Hello everyone and welcome to this week’s video and welcome back after what I hope has been a good summer for everyone.

It may seem obvious to say it but Christian faith is faith in something.  The Greek word ‘pistis’ that we translate as faith has much more of a sense of placing trust in something than it does in mere intellectual assent.  In that sense it is a very different thing indeed to modern ideas of spirituality. Spirituality quite rightly recognises that there is a further dimension to life than we perceive with our five senses.  Many people of all faiths and none report a sense of the numinous, especially, but not exclusively in response to the wonder of the world we live in.  James Marriot said that “Liberal commentators…are missing something obvious, blinkered I think, by the assumption that the advance of secularism is a historical inevitability and faith axiomatically a thing of the past.  In fact, the future may be more religious than we suspect.” However, I observe that today spirituality is more often a branch of well-being, seeking personal fulfilment rather than loving engagement with the world.  It can be highly subjective and have an aversion to dogma or truth claims. It acknowledges the ‘deep magic’ as CS Lewis described it, but recoils from any definition.

There is much that we would affirm in such sensitivity whilst continuing to assert that Christian faith is indeed faith in something. That ‘something’ is the truth – the truth, revealed to us in the life, death and resurrection of Jesus Christ.  This is historical reality; a reality that gives us a lens through which we read the revelation of God in the physical world and to the Jewish people over the centuries and recorded in the Old Testament. 

It is fascinating that a change is afoot in the academic world regarding Christian faith. There is a growing openness to the claims of Christian faith.  Tom Holland’s book Dominion which proves how essential Christianity is to the development of western culture is a case in point.  Having heard him speak a number of times, it is heart warming to see how that intellectual appreciation is evolving into personal faith.

Even the disciples of Richard Dawkins, the high priest of atheism are not immune. Ayaan Hursi Ali, a Somali cultural Muslim and close associate of the new atheism movement from the beginning, announced in November 2003 that she had become a Christian.  She said this, “I would not be truthful if I attributed my embrace of Christianity solely to the realisation that atheism is too weak and divisive a doctrine to fortify us against our menacing foes. I have also turned to Christianity because I ultimately found life without any spiritual solace unendurable… indeed very nearly self-destructive.  Atheism failed to answer a simple question: what is the meaning and purpose of life?”
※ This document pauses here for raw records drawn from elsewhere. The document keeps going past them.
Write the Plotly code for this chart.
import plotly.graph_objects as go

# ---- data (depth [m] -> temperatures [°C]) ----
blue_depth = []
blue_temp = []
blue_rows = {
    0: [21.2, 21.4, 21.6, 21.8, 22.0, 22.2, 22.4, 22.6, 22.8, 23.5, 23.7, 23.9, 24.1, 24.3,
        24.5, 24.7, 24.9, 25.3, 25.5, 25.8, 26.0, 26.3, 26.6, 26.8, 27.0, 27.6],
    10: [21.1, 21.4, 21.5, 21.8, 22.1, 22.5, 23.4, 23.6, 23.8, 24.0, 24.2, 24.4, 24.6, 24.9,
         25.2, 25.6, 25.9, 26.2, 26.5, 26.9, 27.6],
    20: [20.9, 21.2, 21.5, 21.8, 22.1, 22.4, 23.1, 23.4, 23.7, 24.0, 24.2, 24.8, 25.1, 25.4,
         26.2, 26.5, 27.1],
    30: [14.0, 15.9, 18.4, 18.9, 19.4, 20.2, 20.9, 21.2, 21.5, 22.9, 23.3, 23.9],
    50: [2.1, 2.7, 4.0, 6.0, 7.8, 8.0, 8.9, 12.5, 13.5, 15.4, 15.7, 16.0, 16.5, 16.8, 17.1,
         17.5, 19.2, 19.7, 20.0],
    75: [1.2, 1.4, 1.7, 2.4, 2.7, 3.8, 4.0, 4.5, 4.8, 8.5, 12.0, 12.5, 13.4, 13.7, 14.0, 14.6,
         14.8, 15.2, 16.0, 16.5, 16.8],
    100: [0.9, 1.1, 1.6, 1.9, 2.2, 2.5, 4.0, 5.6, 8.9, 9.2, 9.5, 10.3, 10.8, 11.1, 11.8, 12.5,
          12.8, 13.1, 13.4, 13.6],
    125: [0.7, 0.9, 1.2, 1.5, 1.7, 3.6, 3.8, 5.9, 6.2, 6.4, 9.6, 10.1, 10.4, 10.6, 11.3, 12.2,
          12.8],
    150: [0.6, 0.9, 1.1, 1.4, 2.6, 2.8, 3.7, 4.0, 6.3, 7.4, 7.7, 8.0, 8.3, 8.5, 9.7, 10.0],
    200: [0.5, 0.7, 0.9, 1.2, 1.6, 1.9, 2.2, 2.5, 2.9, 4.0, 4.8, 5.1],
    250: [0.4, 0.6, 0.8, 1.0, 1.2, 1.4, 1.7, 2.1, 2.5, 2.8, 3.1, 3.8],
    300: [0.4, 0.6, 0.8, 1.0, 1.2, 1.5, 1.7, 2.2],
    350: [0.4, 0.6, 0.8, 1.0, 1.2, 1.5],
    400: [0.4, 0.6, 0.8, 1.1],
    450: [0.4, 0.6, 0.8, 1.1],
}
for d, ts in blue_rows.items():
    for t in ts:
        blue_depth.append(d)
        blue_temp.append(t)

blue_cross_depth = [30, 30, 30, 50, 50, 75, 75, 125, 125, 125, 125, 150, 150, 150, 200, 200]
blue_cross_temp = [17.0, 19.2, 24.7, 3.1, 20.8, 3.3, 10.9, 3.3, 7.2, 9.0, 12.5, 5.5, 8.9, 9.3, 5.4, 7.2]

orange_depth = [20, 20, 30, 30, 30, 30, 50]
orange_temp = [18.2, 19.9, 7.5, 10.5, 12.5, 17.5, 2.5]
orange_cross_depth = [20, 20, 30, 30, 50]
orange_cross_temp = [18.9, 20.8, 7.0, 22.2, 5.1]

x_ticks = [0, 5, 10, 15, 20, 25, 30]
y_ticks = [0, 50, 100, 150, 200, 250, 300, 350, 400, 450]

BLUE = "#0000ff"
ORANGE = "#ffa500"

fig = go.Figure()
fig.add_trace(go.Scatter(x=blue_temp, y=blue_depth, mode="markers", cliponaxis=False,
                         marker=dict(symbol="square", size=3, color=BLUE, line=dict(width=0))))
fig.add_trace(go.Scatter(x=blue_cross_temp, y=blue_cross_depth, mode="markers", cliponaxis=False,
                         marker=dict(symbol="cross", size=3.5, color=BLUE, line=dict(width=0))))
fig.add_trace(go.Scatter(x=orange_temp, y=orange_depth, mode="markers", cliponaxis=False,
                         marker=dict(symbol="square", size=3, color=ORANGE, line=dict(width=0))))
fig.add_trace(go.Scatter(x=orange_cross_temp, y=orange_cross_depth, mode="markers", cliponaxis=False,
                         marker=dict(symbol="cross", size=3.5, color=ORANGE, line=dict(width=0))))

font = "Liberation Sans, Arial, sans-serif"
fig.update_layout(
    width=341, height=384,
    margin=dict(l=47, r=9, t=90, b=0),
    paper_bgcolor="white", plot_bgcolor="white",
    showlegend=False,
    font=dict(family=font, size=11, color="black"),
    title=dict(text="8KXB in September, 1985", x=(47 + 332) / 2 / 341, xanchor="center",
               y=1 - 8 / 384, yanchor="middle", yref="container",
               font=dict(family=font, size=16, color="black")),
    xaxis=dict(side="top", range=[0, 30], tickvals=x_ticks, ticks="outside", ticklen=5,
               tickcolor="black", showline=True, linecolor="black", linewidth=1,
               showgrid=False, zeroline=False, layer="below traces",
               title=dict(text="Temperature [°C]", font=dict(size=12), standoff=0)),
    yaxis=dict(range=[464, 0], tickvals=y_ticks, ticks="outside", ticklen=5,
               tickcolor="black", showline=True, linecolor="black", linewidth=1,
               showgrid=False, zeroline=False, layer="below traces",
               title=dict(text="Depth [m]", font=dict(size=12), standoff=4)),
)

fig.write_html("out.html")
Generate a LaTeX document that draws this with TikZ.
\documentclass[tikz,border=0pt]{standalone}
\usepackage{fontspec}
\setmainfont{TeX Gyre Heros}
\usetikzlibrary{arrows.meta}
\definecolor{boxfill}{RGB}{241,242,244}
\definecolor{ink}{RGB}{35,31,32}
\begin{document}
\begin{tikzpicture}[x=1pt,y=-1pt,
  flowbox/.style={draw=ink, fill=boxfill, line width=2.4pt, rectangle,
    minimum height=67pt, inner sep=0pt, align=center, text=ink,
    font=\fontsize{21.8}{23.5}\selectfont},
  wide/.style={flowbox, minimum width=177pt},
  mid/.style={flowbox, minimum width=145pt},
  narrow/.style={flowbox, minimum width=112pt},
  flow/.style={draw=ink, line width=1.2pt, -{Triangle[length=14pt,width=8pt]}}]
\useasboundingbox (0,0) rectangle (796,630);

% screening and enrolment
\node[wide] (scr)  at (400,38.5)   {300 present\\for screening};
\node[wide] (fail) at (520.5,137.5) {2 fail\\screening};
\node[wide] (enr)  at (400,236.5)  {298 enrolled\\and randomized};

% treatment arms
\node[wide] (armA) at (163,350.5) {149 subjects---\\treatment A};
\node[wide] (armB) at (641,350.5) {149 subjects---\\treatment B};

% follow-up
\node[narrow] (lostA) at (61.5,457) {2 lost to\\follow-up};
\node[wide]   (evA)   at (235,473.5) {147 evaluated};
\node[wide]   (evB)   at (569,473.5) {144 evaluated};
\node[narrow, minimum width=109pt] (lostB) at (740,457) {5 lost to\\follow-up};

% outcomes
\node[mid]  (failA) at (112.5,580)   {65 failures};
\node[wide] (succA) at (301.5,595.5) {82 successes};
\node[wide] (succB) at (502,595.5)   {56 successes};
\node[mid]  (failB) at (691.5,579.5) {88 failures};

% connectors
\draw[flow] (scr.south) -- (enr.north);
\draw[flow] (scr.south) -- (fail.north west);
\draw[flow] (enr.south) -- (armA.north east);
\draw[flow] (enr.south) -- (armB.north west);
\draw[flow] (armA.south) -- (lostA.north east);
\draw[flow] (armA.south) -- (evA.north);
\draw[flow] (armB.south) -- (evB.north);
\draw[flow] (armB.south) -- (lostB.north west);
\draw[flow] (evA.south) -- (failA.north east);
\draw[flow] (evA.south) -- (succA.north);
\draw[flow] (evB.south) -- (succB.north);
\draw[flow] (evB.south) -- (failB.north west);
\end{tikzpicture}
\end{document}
Even Richard Dawkins himself has softened a bit.  He said recently, “If there is a God, I hope he is the Christian one!” I hope that this might give us a little more confidence in the faith on which we are building our lives and communities.  I realise that many people are not living with an existential void and that the power of distraction, entertainment and consumerism keeps those deeper questions well anaesthetised. I wonder if Karl Marx were reflecting on contemporary culture today whether he would have said that consumerism, rather than religion, was the opium of the people. We should have more confidence in the enduring power of the Gospel to give meaning, purpose and power to transform individuals and communities.

But as I have said before, all of that is for naught if it isn’t true.  Older writers like Sholto Douglas described all faith as a form of ‘psychic illusion.’  If there is no God and therefore no meaning, and therefore no compelling reason to behave well other than self or clan interest, and therefore no way of discerning right and wrong other than the expedient or the democratic, we would be left with counselling Ayaan to just live with the disappointment.  But we continue to proclaim Jesus as the way the truth and the life.  Over the next few weeks as our year of faith draws to a close, I’m going to record a series of videos on the Apostles creed which is an irreducible statement of just what it is we are putting our trust in. I hope that will help our confidence and also demonstrate its enduring relevance as we, together proclaim Christ and grow disciples.